«Вот он один, сказал он, указывая на Николашку, приводит желчь мою в движение, да еще Полевой». Полевой, готовясь тогда к Истории Русского народа, пробовал силы свои в «Телеграфе», нападая на Историю Государства Российского.
В Москве собирались по вечерам у него не только все известные литтераторы, но и всякие. Один из них особенно был скучен и тяжел с глазу на глаз. Когда он бывал один у него, хозяин от этой тягости облегчал себя, по возможности, хотя наружно сначала скажет, что голова болит и попросит дозволения снять парик и надеть колпак. Потом скажет, что болит поясница и просит позволения прилечь на диване. Он называл все эти льготы единственным утешением своим в пытке беседы с докучливым и слишком усидчивым гостем.

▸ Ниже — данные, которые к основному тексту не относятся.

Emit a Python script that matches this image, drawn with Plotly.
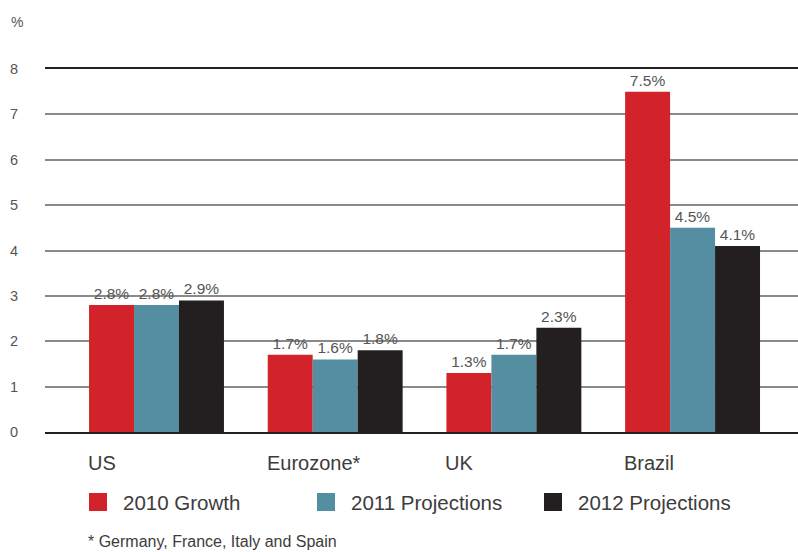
import plotly.graph_objects as go

# GDP growth by economy
regions = ["US", "Eurozone*", "UK", "Brazil"]
series_names = ["2010 Growth", "2011 Projections", "2012 Projections"]
growth_2010 = [2.8, 1.7, 1.3, 7.5]
proj_2011 = [2.8, 1.6, 1.7, 4.5]
proj_2012 = [2.9, 1.8, 2.3, 4.1]
y_ticks = [0, 1, 2, 3, 4, 5, 6, 7, 8]
footnote = "* Germany, France, Italy and Spain"

colors = ["#d2232a", "#548ea0", "#231f20"]
FONT = "Liberation Sans"
TEXT = "#3c3c3c"

W, H = 798, 552
L, R, T, B = 45, 0, 69, 120
pw, ph = W - L - R, H - T - B


def px_x(x):
    return (x - L) / pw


def px_y(y):
    return (H - B - y) / ph


fig = go.Figure()
idx = list(range(len(regions)))
for name, vals, col in zip(series_names, [growth_2010, proj_2011, proj_2012], colors):
    fig.add_trace(go.Bar(
        x=idx, y=vals, name=name, marker=dict(color=col, line=dict(width=0)),
        text=[f"{v:.1f}%" for v in vals], textposition="outside",
        textfont=dict(family=FONT, size=15.5, color="#555555"),
        cliponaxis=False, showlegend=False,
    ))

annotations = []
# category labels, left-aligned with each group's first bar
for i, r in enumerate(regions):
    annotations.append(dict(
        x=i - 0.378, xref="x", xshift=-3, y=px_y(463), yref="paper", text=r,
        showarrow=False, xanchor="left", yanchor="middle",
        font=dict(family=FONT, size=20, color=TEXT),
    ))

# legend drawn as swatches + labels
shapes = []
swatch_x = [89, 317, 544]
for sx, name, col in zip(swatch_x, series_names, colors):
    shapes.append(dict(
        type="rect", xref="paper", yref="paper",
        x0=px_x(sx), x1=px_x(sx + 18), y0=px_y(511), y1=px_y(493),
        fillcolor=col, line=dict(width=0),
    ))
    annotations.append(dict(
        x=px_x(sx + 32), xref="paper", y=px_y(502), yref="paper", text=name,
        showarrow=False, xanchor="left", yanchor="middle",
        font=dict(family=FONT, size=20.5, color=TEXT),
    ))

annotations.append(dict(
    x=px_x(86), xref="paper", y=px_y(541), yref="paper", text=footnote,
    showarrow=False, xanchor="left", yanchor="middle",
    font=dict(family=FONT, size=16, color=TEXT),
))
annotations.append(dict(
    x=px_x(9), xref="paper", y=px_y(22), yref="paper", text="%",
    showarrow=False, xanchor="left", yanchor="middle",
    font=dict(family=FONT, size=14, color="#555555"),
))

fig.update_layout(
    width=W, height=H,
    margin=dict(l=L, r=R, t=T, b=B, pad=0),
    paper_bgcolor="white", plot_bgcolor="white",
    barmode="group", bargap=0.245, bargroupgap=0,
    showlegend=False,
    xaxis=dict(
        range=[-0.624, 3.59], showticklabels=False, showgrid=False,
        zeroline=False, showline=True, mirror=True,
        linecolor="#231f20", linewidth=1.5, ticks="",
    ),
    yaxis=dict(
        range=[0, 8], tickvals=y_ticks, showline=False,
        gridcolor="#8a8a8a", gridwidth=1.5, zeroline=False,
        tickfont=dict(family=FONT, size=14.5, color="#555555"),
        ticks="", ticklabelstandoff=26,
    ),
    annotations=annotations, shapes=shapes,
)

fig.write_html("out.html")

В Москве он был очень популярен, особенно у людей по грамотной части. К нему прихаживали все уличные поэты, или шинельные, как он их называл. Он благосклонно выслушивал их стихи и помогал им денежными пособиями. Особенно жаловал он одного Фомина. Сей Фомин ходил всегда в черном фланелевом капоте, вероятно доставшемся ему, замечал Дмитриев, после траурного церемониала; за недостатком пуговиц капот сверху зашпилен был булавкой с каким то цветным камешком. Дмитриев особенно любовался ею, угадывая, что она подарена была поэту кухаркою или прачкою, которую он воспел.

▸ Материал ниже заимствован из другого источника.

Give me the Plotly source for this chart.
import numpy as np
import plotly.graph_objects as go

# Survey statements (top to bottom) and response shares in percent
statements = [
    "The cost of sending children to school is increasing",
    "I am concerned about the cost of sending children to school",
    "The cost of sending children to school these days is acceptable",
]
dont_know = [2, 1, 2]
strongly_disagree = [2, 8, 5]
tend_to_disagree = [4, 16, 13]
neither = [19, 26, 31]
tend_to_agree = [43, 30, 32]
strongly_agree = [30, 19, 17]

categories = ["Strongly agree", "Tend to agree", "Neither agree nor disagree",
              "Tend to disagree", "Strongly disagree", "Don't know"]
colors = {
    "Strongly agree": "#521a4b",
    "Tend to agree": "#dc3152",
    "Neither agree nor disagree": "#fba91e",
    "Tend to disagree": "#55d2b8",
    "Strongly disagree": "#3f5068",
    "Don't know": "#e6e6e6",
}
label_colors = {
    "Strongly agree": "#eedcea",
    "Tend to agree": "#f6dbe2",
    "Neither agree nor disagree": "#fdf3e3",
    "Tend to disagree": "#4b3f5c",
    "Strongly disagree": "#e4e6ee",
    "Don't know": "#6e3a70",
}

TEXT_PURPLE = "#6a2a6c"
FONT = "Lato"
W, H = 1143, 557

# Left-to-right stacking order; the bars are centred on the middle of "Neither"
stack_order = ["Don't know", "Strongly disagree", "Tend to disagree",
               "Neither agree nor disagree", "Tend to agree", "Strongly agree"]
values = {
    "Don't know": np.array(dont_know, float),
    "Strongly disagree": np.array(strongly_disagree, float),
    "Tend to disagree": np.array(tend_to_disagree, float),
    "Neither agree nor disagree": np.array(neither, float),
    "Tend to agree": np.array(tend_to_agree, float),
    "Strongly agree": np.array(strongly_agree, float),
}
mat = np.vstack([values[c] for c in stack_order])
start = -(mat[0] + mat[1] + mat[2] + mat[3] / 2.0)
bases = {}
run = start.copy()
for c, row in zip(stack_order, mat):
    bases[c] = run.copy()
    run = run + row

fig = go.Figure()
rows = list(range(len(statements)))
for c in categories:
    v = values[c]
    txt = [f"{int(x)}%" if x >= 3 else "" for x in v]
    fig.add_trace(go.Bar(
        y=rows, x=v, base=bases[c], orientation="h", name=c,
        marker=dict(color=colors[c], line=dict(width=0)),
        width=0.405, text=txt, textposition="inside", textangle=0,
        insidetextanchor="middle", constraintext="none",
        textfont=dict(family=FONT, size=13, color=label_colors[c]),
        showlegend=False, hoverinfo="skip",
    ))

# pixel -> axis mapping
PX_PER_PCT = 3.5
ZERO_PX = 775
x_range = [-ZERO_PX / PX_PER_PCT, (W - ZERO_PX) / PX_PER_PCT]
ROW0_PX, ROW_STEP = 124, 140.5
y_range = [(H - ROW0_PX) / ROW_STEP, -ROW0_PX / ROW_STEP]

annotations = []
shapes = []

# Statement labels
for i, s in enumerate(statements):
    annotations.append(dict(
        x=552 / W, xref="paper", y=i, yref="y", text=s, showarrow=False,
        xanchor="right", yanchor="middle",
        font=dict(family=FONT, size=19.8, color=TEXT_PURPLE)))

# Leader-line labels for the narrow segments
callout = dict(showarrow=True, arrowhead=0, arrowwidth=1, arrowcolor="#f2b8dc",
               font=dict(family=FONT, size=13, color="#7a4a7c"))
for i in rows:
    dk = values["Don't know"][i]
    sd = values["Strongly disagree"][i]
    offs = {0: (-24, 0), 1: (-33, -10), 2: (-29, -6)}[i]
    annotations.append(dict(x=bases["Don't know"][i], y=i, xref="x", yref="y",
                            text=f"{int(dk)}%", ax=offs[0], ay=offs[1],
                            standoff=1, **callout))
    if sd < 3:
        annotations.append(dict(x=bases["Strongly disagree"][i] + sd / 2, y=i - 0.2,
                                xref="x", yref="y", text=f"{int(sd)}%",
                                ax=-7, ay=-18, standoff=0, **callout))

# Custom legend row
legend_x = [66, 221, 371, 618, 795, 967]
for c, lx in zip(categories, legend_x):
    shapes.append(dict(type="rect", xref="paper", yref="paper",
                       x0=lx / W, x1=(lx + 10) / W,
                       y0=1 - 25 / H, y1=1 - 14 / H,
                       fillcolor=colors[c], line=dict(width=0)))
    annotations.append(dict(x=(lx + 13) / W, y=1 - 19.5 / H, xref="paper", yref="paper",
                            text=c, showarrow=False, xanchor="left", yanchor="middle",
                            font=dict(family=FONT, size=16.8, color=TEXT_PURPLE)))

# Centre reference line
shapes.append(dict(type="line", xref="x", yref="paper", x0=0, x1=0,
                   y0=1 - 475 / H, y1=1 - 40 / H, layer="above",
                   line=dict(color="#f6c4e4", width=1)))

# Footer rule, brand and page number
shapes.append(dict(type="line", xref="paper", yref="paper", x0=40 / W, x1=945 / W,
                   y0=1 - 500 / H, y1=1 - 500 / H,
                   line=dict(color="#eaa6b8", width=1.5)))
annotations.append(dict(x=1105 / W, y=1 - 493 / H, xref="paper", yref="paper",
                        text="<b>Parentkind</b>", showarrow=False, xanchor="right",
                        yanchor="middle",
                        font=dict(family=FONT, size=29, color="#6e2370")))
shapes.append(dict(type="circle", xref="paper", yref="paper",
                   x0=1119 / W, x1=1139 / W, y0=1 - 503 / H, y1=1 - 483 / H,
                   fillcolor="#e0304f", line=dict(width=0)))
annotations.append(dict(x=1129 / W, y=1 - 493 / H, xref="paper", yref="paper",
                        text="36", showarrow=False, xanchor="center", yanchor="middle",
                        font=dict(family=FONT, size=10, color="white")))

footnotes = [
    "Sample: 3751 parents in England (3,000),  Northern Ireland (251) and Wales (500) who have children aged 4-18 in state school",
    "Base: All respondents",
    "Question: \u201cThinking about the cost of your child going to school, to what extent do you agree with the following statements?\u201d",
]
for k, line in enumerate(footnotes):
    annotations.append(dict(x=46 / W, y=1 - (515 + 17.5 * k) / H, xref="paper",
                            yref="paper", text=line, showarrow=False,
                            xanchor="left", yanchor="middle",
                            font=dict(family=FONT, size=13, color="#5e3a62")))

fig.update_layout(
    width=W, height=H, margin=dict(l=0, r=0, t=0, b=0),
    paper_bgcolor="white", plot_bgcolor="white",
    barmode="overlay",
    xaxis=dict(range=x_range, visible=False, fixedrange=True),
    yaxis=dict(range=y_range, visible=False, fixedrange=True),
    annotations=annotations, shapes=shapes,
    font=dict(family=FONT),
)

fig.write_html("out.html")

Дмитриев вообще как то мало сочувствовал драматическим сочинениям, особенно трагедиям. Когда молодой трагик являлся ему и просил позволения прочесть ему свое произведение, он, чтобы озадачить его, предлагал ему прежде чтения рассказать план своей трагедии, ход и постепенные развития сцен и обозначить вкратце характеристику действующих лиц. А как эта домостроительная часть художественного создания вообще у многих, а в особенности у Русских деятелей, слаба, несчастный автор запутывался в своем отчете; он не в силах был давать отпор представляемым ему возражениям, и наконец рад был вовсе отказаться и от чтения, только с тем, чтобы отделаться от пристрастных допросов своего следователя. Дмитриев с торжеством радовался каждый раз успеху своей уловки. Припомним здесь еще одну забавную литературную сцену, которой кабинет Дмитриева был свидетелем и местом действия. В это время молодой поэт Раич сделался известен переводом Виргилиевых Георгик. Тогда же проживал в Москве некто, которого имя очень сбивалось на имя поэта. Он известен был любовью своею в Египетскому племени вообще, говоря языком академическим, и к одной Египтянке в особенности. Тот и другой были только по слуху известны Дмитриеву. Эти два лица сочетались в уме его в одно лицо. Когда кто-то просил его о дозволении представить ему переводчика, он с большим удовольствием принял это предложение: ему любопытно было узнать лично и ближе человека, в котором сочетались поэзия Мантуанского лебедя и разгульная поэзия героев, некогда воспетых Майковым. Познакомившись с ним и вглядываясь на него, он начал мало по малу свыкаться с этою психологическою странностию; он находил в смуглом лице, в черных глазах Раича что то цыганское, оправдывающее сочувствие и наклонность его. Ему нравились эти противоречия и независимость поэта, который не стеснял себя светскими предубеждениями и которого восприимчивая и сильная натура умела совмещать в себе и согласовать такие противоречия и крайности. В третье или четвертое свидание захотелось ему вызвать Раича на откровенную исповедь. Он начал слегка заводить с ним речь о Цыганах. С сочувствием говорил о них. Кто знал застенчивого, неловкого и целомудренного Раича, тот легко представит себе удивление и смущение его при подобных намеках. Наконец дело объяснилось.